The performance of a hard disk drive (HDD) is degraded when mechanical tilt exists between the actuator head stack and the disk stack. Such tilting can be caused by a number of factors, including HDD case warping, etc. The performance degradation arises because the mechanical tilt requires additional physical motion of the actuator when a head-switch occurs. This physical motion of the actuator to position the target head on the target track takes a finite amount of time prior to being able to successfully read/write data. As recognized herein, if this additional seek-time due to tilt is not accounted for by the system, the result can be that the target data sector is missed, which then requires a full revolution of the disk to retry the read/write operation. The present invention understands that the extra time required to move the actuator to adjust for the mechanical tilt, and the increased opportunity for missing a revolution because of not accounting for this extra time, results in reduced performance of the disk drive.
As further recognized by the present invention, without foreknowledge of the magnitude of mechanical tilt between the current and target heads, the servo must wait until electrical connection is made on the target head and a valid PES value is “seen” on the disk so that the correct seek (both direction and length) can be made. Thus, the tilt problem precludes the servo from being able to “move early” before the electrical connection is made to the target head. The delay between an “early move” and waiting until electrical connection is made also costs valuable time which degrades I/O performance.
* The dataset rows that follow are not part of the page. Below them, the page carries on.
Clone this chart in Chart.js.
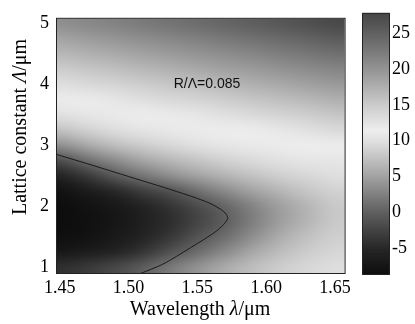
<!DOCTYPE html>
<html>
<head>
<meta charset="utf-8">
<script src="https://cdn.jsdelivr.net/npm/chart.js@4.4.1/dist/chart.umd.min.js"></script>
<style>
  html,body{margin:0;padding:0;background:#fff;}
  #wrap{position:relative;width:415px;height:324px;}
  #main{position:absolute;left:0;top:0;}
  #cbar{position:absolute;left:355px;top:0;}
</style>
</head>
<body>
<div id="wrap">
  <canvas id="main" width="355" height="324"></canvas>
  <canvas id="cbar" width="60" height="324"></canvas>
</div>
<script>
// grid columns (wavelength, um) and rows (lattice constant, um, top -> bottom)
const wavelengths = [1.45,1.47,1.49,1.51,1.53,1.55,1.57,1.59,1.61,1.63,1.65];
const lattice     = [5.0,4.75,4.5,4.25,4.0,3.75,3.5,3.25,3.0,2.75,2.5,2.25,2.0,1.75,1.5,1.25,1.0];

// dispersion values, one row per lattice constant
const dispersion = [
  [20.5,21.2,21.8,22.5,23.2,23.9,24.6,25.3,26.0,26.8,27.5],
  [18.6,19.3,19.9,20.6,21.3,22.0,22.7,23.4,24.1,24.8,25.5],
  [16.8,17.4,18.0,18.7,19.4,20.0,20.7,21.4,22.1,22.8,23.5],
  [14.9,15.5,16.1,16.8,17.4,18.1,18.8,19.4,20.1,20.8,21.5],
  [13.0,13.6,14.2,14.9,15.5,16.1,16.8,17.5,18.1,18.8,19.5],
  [11.3,11.7,12.3,13.0,13.6,14.2,14.9,15.5,16.2,16.8,17.5],
  [10.0,10.6,11.0,11.4,11.8,12.3,12.9,13.5,14.2,14.8,15.5],
  [ 7.6, 8.8, 9.7,10.4,10.9,11.2,11.4,11.6,12.2,12.8,13.5],
  [ 3.6, 5.6, 7.2, 8.4, 9.3,10.0,10.6,11.0,11.3,11.5,11.6],
  [-1.6, 1.1, 3.4, 5.3, 6.7, 7.8, 8.8, 9.5,10.1,10.5,10.7],
  [-5.6,-3.4,-0.6, 1.6, 3.5, 5.1, 6.4, 7.6, 8.6, 9.3, 9.8],
  [-7.8,-6.6,-4.9,-3.0,-1.2, 1.2, 3.3, 5.1, 6.6, 7.9, 8.9],
  [-8.5,-7.9,-7.0,-5.6,-3.9,-1.8, 0.4, 2.8, 4.9, 6.6, 8.2],
  [-8.6,-8.1,-7.3,-6.0,-4.4,-2.4,-0.1, 2.4, 4.7, 6.6, 8.2],
  [-8.3,-7.8,-6.9,-5.5,-3.6,-1.0, 1.1, 3.6, 5.9, 7.5, 8.6],
  [-7.2,-6.5,-5.4,-3.8,-1.2, 1.0, 3.3, 5.5, 7.2, 8.4, 9.2],
  [-4.2,-3.3,-2.0,-0.2, 2.0, 4.0, 5.8, 7.3, 8.5, 9.3, 9.8]
];

// zero-dispersion contour
const contourLambda  = [1.448,1.47,1.49,1.51,1.53,1.55,1.56,1.567,1.571,1.572,1.569,1.563,1.555,1.545,1.535,1.524,1.509];
const contourLattice = [2.85,2.70,2.56,2.42,2.28,2.13,2.04,1.95,1.87,1.80,1.70,1.58,1.46,1.32,1.18,1.04,0.90];

const xTicks  = [1.45,1.50,1.55,1.60,1.65];
const yTicks  = [1,2,3,4,5];
const cbTicks = [-5,0,5,10,15,20,25];
const cbRange = [-8.6,27.7];

// gray colormap: dark at both ends, lightest near 11.5
const cmapStops = [[-8.6,0.05],[-5,0.15],[0,0.37],[5,0.63],[10,0.88],[11.5,0.93],[15,0.8],[20,0.58],[25,0.38],[27.7,0.28]];

function grayLevel(v){
  const last = cmapStops[cmapStops.length-1];
  if (v <= cmapStops[0][0]) return cmapStops[0][1];
  if (v >= last[0]) return last[1];
  for (let i=0;i<cmapStops.length-1;i++){
    const [a,ga] = cmapStops[i], [b,gb] = cmapStops[i+1];
    if (v>=a && v<=b) return ga + (gb-ga)*(v-a)/(b-a);
  }
  return last[1];
}
function grayFor(v){
  const c = Math.round(grayLevel(v)*255);
  return `rgb(${c},${c},${c})`;
}

const serif = 'Liberation Serif';

function drawSegments(ctx, segs, cx, cy){
  let total = 0;
  segs.forEach(s=>{ ctx.font = s[1]; total += ctx.measureText(s[0]).width; });
  let x = cx - total/2;
  segs.forEach(s=>{ ctx.font = s[1]; ctx.fillText(s[0], x, cy); x += ctx.measureText(s[0]).width; });
}

// one pixel per grid cell, stretched over the cell extents (shaded like 'interp')
const cellImage = document.createElement('canvas');
cellImage.width = wavelengths.length; cellImage.height = lattice.length;
(() => {
  const c = cellImage.getContext('2d');
  const img = c.createImageData(cellImage.width, cellImage.height);
  lattice.forEach((L,i)=>{
    wavelengths.forEach((w,j)=>{
      const g = Math.round(grayLevel(dispersion[i][j])*255), k = (i*cellImage.width + j)*4;
      img.data[k]=g; img.data[k+1]=g; img.data[k+2]=g; img.data[k+3]=255;
    });
  });
  c.putImageData(img,0,0);
})();

const heatmap = {
  id:'heatmap',
  beforeDatasetsDraw(chart){
    const {ctx, chartArea:a, scales:{x,y}} = chart;
    const hx = (wavelengths[1]-wavelengths[0])/2, hy = (lattice[0]-lattice[1])/2;
    const x0 = x.getPixelForValue(wavelengths[0]-hx), x1 = x.getPixelForValue(wavelengths[wavelengths.length-1]+hx);
    const y0 = y.getPixelForValue(lattice[0]+hy),     y1 = y.getPixelForValue(lattice[lattice.length-1]-hy);
    ctx.save();
    ctx.beginPath(); ctx.rect(a.left,a.top,a.right-a.left,a.bottom-a.top); ctx.clip();
    ctx.imageSmoothingEnabled = true;
    ctx.imageSmoothingQuality = 'high';
    ctx.drawImage(cellImage, x0, y0, x1-x0, y1-y0);
    ctx.restore();
  },
  afterDatasetsDraw(chart){
    const {ctx, scales:{x,y}} = chart;
    ctx.save();
    ctx.fillStyle = '#111';
    ctx.font = '14px "Liberation Sans"';
    ctx.textAlign = 'center'; ctx.textBaseline = 'middle';
    ctx.fillText('R/\u039B=0.085', x.getPixelForValue(1.557), y.getPixelForValue(4.0));
    ctx.restore();
  },
  afterDraw(chart){
    const {ctx, chartArea:a} = chart;
    ctx.save();
    ctx.strokeStyle = '#222'; ctx.lineWidth = 1;
    ctx.strokeRect(a.left-0.5, a.top-0.5, a.right-a.left+1, a.bottom-a.top+1);
    ctx.fillStyle = '#000'; ctx.textBaseline = 'middle';
    drawSegments(ctx, [['Wavelength ', `20px "${serif}"`], ['\u03BB', `italic 20px "${serif}"`], ['/\u03BCm', `20px "${serif}"`]], 200, 310);
    ctx.translate(21, 127); ctx.rotate(-Math.PI/2);
    drawSegments(ctx, [['Lattice constant ', `20px "${serif}"`], ['\u039B', `italic 20px "${serif}"`], ['/\u03BCm', `20px "${serif}"`]], 0, 0);
    ctx.restore();
  }
};

new Chart(document.getElementById('main'), {
  type: 'scatter',
  data: {
    datasets: [{
      data: contourLambda.map((w,i)=>({x:w, y:contourLattice[i]})),
      showLine: true, borderColor: '#1a1a1a', borderWidth: 1, tension: 0.3,
      pointRadius: 0, fill: false
    }]
  },
  options: {
    responsive: false, animation: false,
    layout: { padding: { left:0, top:8, right:9, bottom:0 } },
    plugins: { legend: { display:false }, tooltip: { enabled:false } },
    scales: {
      x: {
        type:'linear', min:1.448, max:1.657,
        grid:{ display:false, drawTicks:false }, border:{ display:false },
        afterBuildTicks: s => { s.ticks = xTicks.map(v=>({value:v})); },
        afterFit: s => { s.height = 51; },
        ticks:{ autoSkip:false, maxRotation:0, padding:4, color:'#000',
                font:{ family:serif, size:18 }, callback: v => v.toFixed(2) }
      },
      y: {
        type:'linear', min:0.905, max:5.08,
        grid:{ display:false, drawTicks:false }, border:{ display:false },
        afterBuildTicks: s => { s.ticks = yTicks.map(v=>({value:v})); },
        afterFit: s => { s.width = 57; },
        ticks:{ padding:8, color:'#000', font:{ family:serif, size:18 } }
      }
    }
  },
  plugins: [heatmap]
});

const cbarFill = {
  id:'cbarFill',
  beforeDraw(chart){
    const {ctx, chartArea:a, scales:{y}} = chart;
    const step = 0.05;
    ctx.save();
    for (let v = cbRange[0]; v < cbRange[1]; v += step){
      const p0 = Math.floor(y.getPixelForValue(Math.min(v+step, cbRange[1])));
      const p1 = Math.ceil(y.getPixelForValue(v));
      ctx.fillStyle = grayFor(v+step/2);
      ctx.fillRect(a.left, p0, a.right-a.left, p1-p0);
    }
    ctx.strokeStyle = '#222'; ctx.lineWidth = 1;
    ctx.strokeRect(a.left-0.5, a.top-0.5, a.right-a.left+1, a.bottom-a.top+1);
    ctx.restore();
  }
};

new Chart(document.getElementById('cbar'), {
  type: 'scatter',
  data: { datasets: [] },
  options: {
    responsive: false, animation: false,
    layout: { padding: { left:8, top:9, right:0, bottom:50 } },
    plugins: { legend: { display:false }, tooltip: { enabled:false } },
    scales: {
      x: { display:false },
      y: {
        type:'linear', position:'right', min:cbRange[0], max:cbRange[1],
        grid:{ display:false, drawTicks:false }, border:{ display:false },
        afterBuildTicks: s => { s.ticks = cbTicks.map(v=>({value:v})); },
        afterFit: s => { s.width = 26; },
        ticks:{ padding:3, color:'#000', font:{ family:serif, size:18 } }
      }
    }
  },
  plugins: [cbarFill]
});
</script>
</body>
</html>
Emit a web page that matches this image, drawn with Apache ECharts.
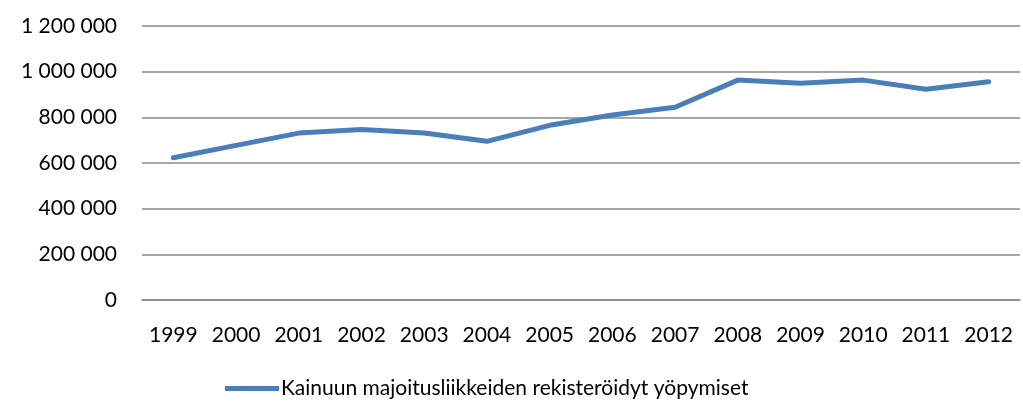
<!DOCTYPE html>
<html>
<head>
<meta charset="utf-8">
<script src="https://cdn.jsdelivr.net/npm/echarts@6/dist/echarts.min.js"></script>
<style>
  html, body { margin: 0; padding: 0; background: #fff; }
  #chart { width: 1023px; height: 403px; }
</style>
</head>
<body>
<div id="chart"></div>
<script>
// vuodet
var years = ['1999', '2000', '2001', '2002', '2003', '2004', '2005', '2006', '2007', '2008', '2009', '2010', '2011', '2012'];
// rekisteröidyt yöpymiset
var nights = [623000, 677000, 731000, 747000, 731000, 695000, 765000, 810000, 844000, 963000, 949000, 963000, 923000, 956000];
var seriesName = 'Kainuun majoitusliikkeiden rekisteröidyt yöpymiset';

function fmt(v) {
  return String(v).replace(/\B(?=(\d{3})+(?!\d))/g, ' ');
}

var chart = echarts.init(document.getElementById('chart'));
var option = {
  animation: false,
  textStyle: { fontFamily: 'Lato', color: '#000' },
  grid: { left: 142, right: 3, top: 26, bottom: 103, containLabel: false },
  legend: {
    left: 220,
    top: 373,
    itemWidth: 54,
    itemHeight: 5,
    itemGap: 4,
    icon: 'rect',
    textStyle: { fontSize: 21, color: '#000', fontFamily: 'Lato', padding: [0, 0, 0, -3] },
    data: [seriesName]
  },
  xAxis: {
    type: 'category',
    data: years,
    boundaryGap: true,
    axisLine: { show: true, lineStyle: { color: '#888', width: 1.5 } },
    axisTick: { show: false },
    axisLabel: { fontSize: 21, color: '#000', margin: 25, interval: 0 }
  },
  yAxis: {
    type: 'value',
    min: 0,
    max: 1200000,
    interval: 200000,
    axisLine: { show: false },
    axisTick: { show: false },
    splitLine: { lineStyle: { color: '#888', width: 1.5 } },
    axisLabel: { fontSize: 21, color: '#000', margin: 25, formatter: fmt }
  },
  series: [{
    name: seriesName,
    type: 'line',
    data: nights,
    symbol: 'none',
    lineStyle: { color: '#4a7ebb', width: 5, cap: 'round', join: 'round' },
    itemStyle: { color: '#4a7ebb' }
  }]
};
chart.setOption(option);
</script>
</body>
</html>
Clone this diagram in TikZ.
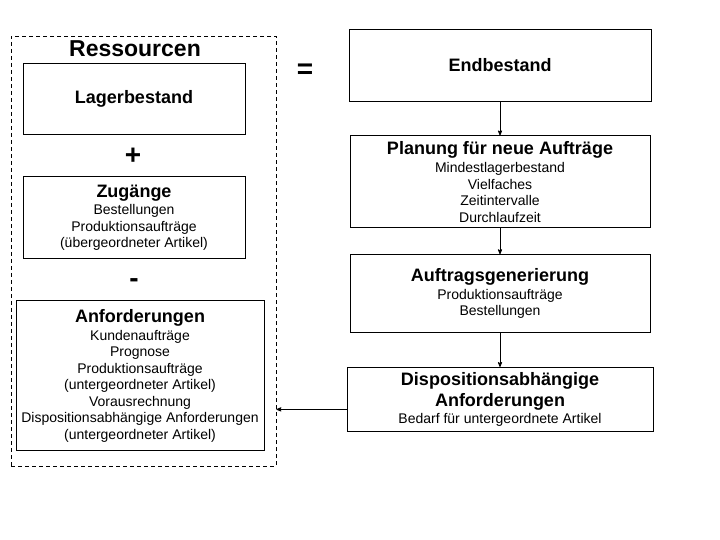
\documentclass[tikz,border=0pt]{standalone}
\usepackage{fontspec}
\setmainfont{Liberation Sans}
\usetikzlibrary{arrows,positioning}

\newcommand{\hd}[1]{{\fontsize{18}{20}\selectfont\bfseries #1}}

\begin{document}
\begin{tikzpicture}[x=1pt,y=-1pt,node distance=34pt,>=stealth',line width=0.8pt]
        \tikzstyle{box}=[rectangle,draw,align=center,inner sep=2pt,font=\fontsize{14}{16.5}\selectfont]
        \tikzstyle{sign}=[font=\fontsize{28}{28}\selectfont\bfseries,inner sep=0pt]
        \tikzstyle{pre}=[<-,line width=0.8pt]
        \useasboundingbox (0,0) rectangle (720,540);

        \node [draw,dash pattern=on 4pt off 3pt,minimum width=265pt,minimum height=430pt] (res) at (143.5,251) {}; %frame
        \node [font=\fontsize{23}{23}\selectfont\bfseries] (restitle) at (135,49) {Ressourcen};
        \node [box,minimum width=222pt,minimum height=71pt] (lager) at (134,98.5) {\hd{Lagerbestand}};
        \node [box,minimum width=222pt,minimum height=82pt] (zug) [below=42pt of lager]
            {\hd{Zugänge}\\[1pt] Bestellungen\\ Produktionsaufträge\\ (übergeordneter Artikel)};
        \node [box,minimum width=248pt,minimum height=150pt] (anf) [below=41pt of zug, xshift=6pt]
            {\hd{Anforderungen}\\[1.5pt] Kundenaufträge\\ Prognose\\ Produktionsaufträge\\ (untergeordneter Artikel)\\
             Vorausrechnung\\ Dispositionsabhängige Anforderungen\\ (untergeordneter Artikel)};
        \node [sign] (plus) at (133,156) {+};
        \node [sign] (minus) at (134,283) {-};
        \node [sign] (eq) at (305,71) {=};

        \node [box,minimum width=302pt,minimum height=72pt] (end) at (500,65) {\hd{Endbestand}};
        \node [box,minimum width=300pt,minimum height=92pt] (plan) [below=34pt of end]
            {\hd{Planung für neue Aufträge}\\[1.5pt] Mindestlagerbestand\\ Vielfaches\\ Zeitintervalle\\ Durchlaufzeit}
            edge [pre] (end);
        \node [box,minimum width=300pt,minimum height=78pt] (auf) [below=26pt of plan]
            {\hd{Auftragsgenerierung}\\[1.5pt] Produktionsaufträge\\ Bestellungen}
            edge [pre] (plan);
        \node [box,minimum width=306pt,minimum height=64pt] (disp) [below=34pt of auf]
            {\hd{Dispositionsabhängige}\\[3pt] \hd{Anforderungen}\\ Bedarf für untergeordnete Artikel}
            edge [pre] (auf);

        \coordinate (dout) at ([yshift=-10pt]disp.west); %back to Anforderungen
        \draw [->] (dout) -- (dout -| res.east);
\end{tikzpicture}
\end{document}
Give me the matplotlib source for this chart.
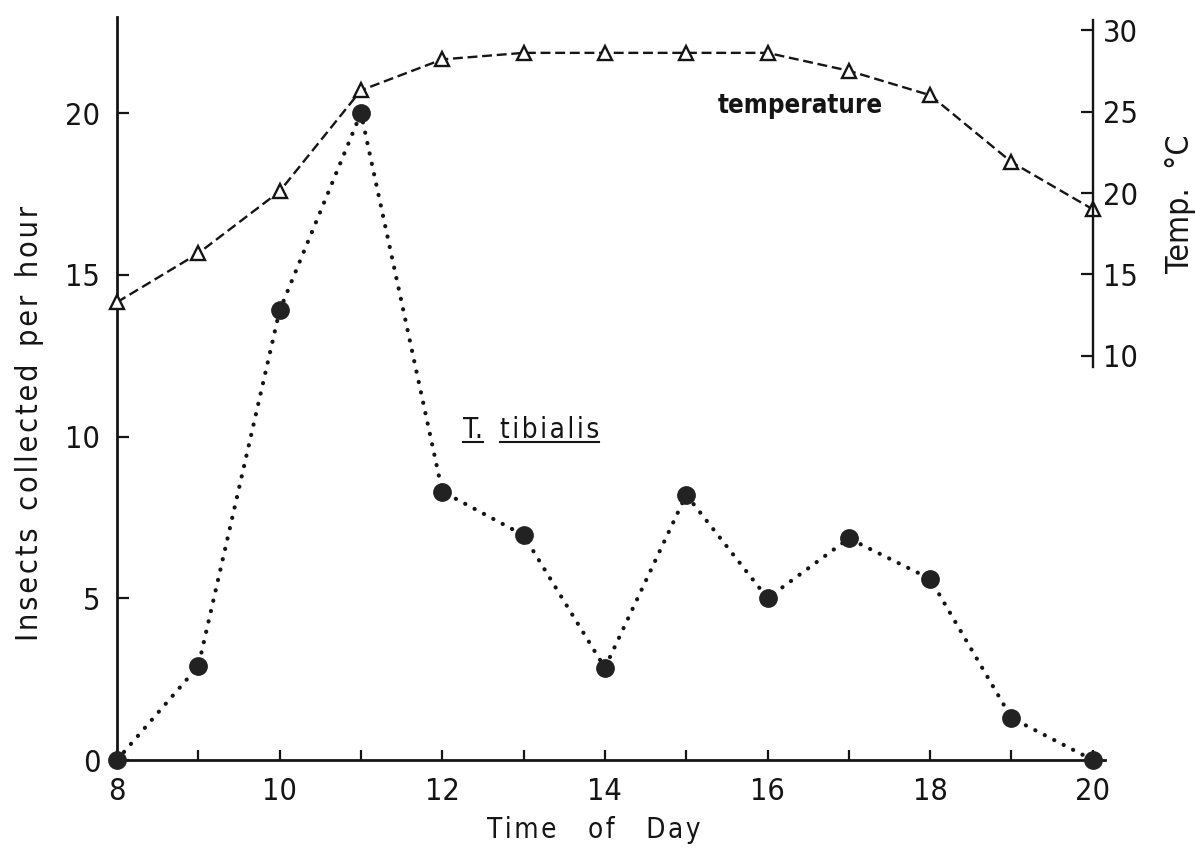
import matplotlib
matplotlib.use('Agg')
import matplotlib.pyplot as plt
from matplotlib.lines import Line2D

plt.rcParams['font.family'] = ['DejaVu Sans']
plt.rcParams['font.stretch'] = 'condensed'

# data
hours = [8, 9, 10, 11, 12, 13, 14, 15, 16, 17, 18, 19, 20]
insects = [0, 2.9, 13.9, 20.0, 8.3, 6.95, 2.85, 8.2, 5.0, 6.85, 5.6, 1.3, 0]
temperature = [13.3, 16.3, 20.1, 26.3, 28.2, 28.6, 28.6, 28.6, 28.6, 27.5, 26.0, 21.9, 19.0]

y_ticks = [0, 5, 10, 15, 20]
temp_ticks = [10, 15, 20, 25, 30]

INK = '#151515'
W, H = 1196, 868


def spaced(text, gap='   '):
    # the original lettering is tracked out, so pad letters with hair spaces
    return gap.join('\u200a'.join(word) for word in text.split())


fig = plt.figure(figsize=(W / 100, H / 100), dpi=100)
ax = fig.add_axes([117 / W, 1 - 760 / H, (1105 - 117) / W, (760 - 17) / H])
ax2 = ax.twinx()

# insects: dotted line with big filled dots
ax.plot(hours, insects, linestyle=(0, (0.05, 2.5)), dash_capstyle='round',
        linewidth=3.0, color=INK, zorder=3, clip_on=False)
ax.plot(hours, insects, linestyle='none', marker='o', markersize=12.5,
        color='#222222', zorder=4, clip_on=False)

# temperature: dashed line with open triangles
ax2.plot(hours, temperature, linestyle=(0, (4.2, 2.0)), linewidth=1.7,
         color=INK, marker='^', markersize=10, markerfacecolor='white',
         markeredgecolor=INK, markeredgewidth=1.7, clip_on=False)

ax.set_xlim(8, 20.15)
ax.set_ylim(0, 22.97)
ax2.set_ylim(-14.79, 30.8)

for s in ['top', 'right']:
    ax.spines[s].set_visible(False)
for s in ['top', 'left', 'bottom']:
    ax2.spines[s].set_visible(False)
ax.spines['left'].set_linewidth(2.0)
ax.spines['bottom'].set_linewidth(2.0)
ax.spines['left'].set_color(INK)
ax.spines['bottom'].set_color(INK)
ax2.spines['right'].set_position(('data', 20))
ax2.spines['right'].set_bounds(9.3, 30.6)
ax2.spines['right'].set_linewidth(1.7)
ax2.spines['right'].set_color(INK)

ax.set_xticks(hours)
ax.set_xticklabels([str(h) if h % 2 == 0 else '' for h in hours])
ax.set_yticks(y_ticks)
ax.tick_params(axis='x', direction='in', length=7.5, width=1.6, pad=12,
               labelsize=22, colors=INK)
ax.tick_params(axis='y', direction='in', length=8.5, width=1.6, pad=12,
               labelsize=22, colors=INK)
ax2.set_yticks(temp_ticks)
ax2.tick_params(axis='y', direction='in', length=8.5, width=1.6, pad=7,
                labelsize=22, colors=INK)

fig.text(30 / W, 1 - 423 / H, spaced('Insects collected per hour', '  '),
         rotation=90, ha='center', va='center', fontsize=22, color=INK)
fig.text(594 / W, 1 - 830 / H, spaced('Time of Day', '    '), ha='center',
         va='center', fontsize=20, color=INK)
fig.text(1181 / W, 1 - 204 / H, 'Temp.  \u00b0C', rotation=90, ha='center',
         va='center', fontsize=23, color=INK)

ax.text(16.4, 20.0, 'temperature', ha='center', va='baseline', fontsize=18.5,
        color=INK, fontweight='bold')
t1 = ax.text(12.26, 9.95, 'T.', ha='left', va='baseline', fontsize=20, color=INK)
t2 = ax.text(12.71, 9.95, spaced('tibialis'), ha='left', va='baseline',
             fontsize=20, color=INK)

# underline the species name
fig.canvas.draw()
r = fig.canvas.get_renderer()
for t in (t1, t2):
    bb = t.get_window_extent(renderer=r)
    y = bb.y0 + 2
    fig.add_artist(Line2D([bb.x0 / W, bb.x1 / W], [y / H, y / H],
                          color=INK, linewidth=1.5))

fig.savefig('out.png', dpi=100, facecolor='white')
In addition to the above considerations, the present invention, in recognizing that a Rotational Position Optimization (RPO) algorithm can be used to reorder the commands in a HDD controller queue for optimized execution, further recognizes that to make optimal choices for command ordering, the RPO algorithm must be able to accurately estimate the time required to execute each command, and this estimation depends on the seek-length that must be covered in moving the actuator to get the correct place for the next command. If the seek lengths which are used are based on “logical” seek lengths, meaning that the seek length is calculated by determining the target track (based on format calculations) and subtracting the current track, with no correction for any seek length modifications due to mechanical tilt, the estimates will be erroneous. As understood herein, by failing to account for the true “physical” seek length (which is based on the logical seek length plus correction for tilt), incorrect information may be selected from tables that are used to make seek time estimates, or incorrect information will be input to functions that are used to make seek time estimates. Under these conditions, the RPO algorithm's command ordering will not be optimum. The problem is further exacerbated by the fact that the “learning” process for any adaptive RPO algorithm is degraded by inaccurate knowledge of the true physical seek length. The result can be inaccurate sorting of the command queue which ultimately leads to even further degraded I/O performance.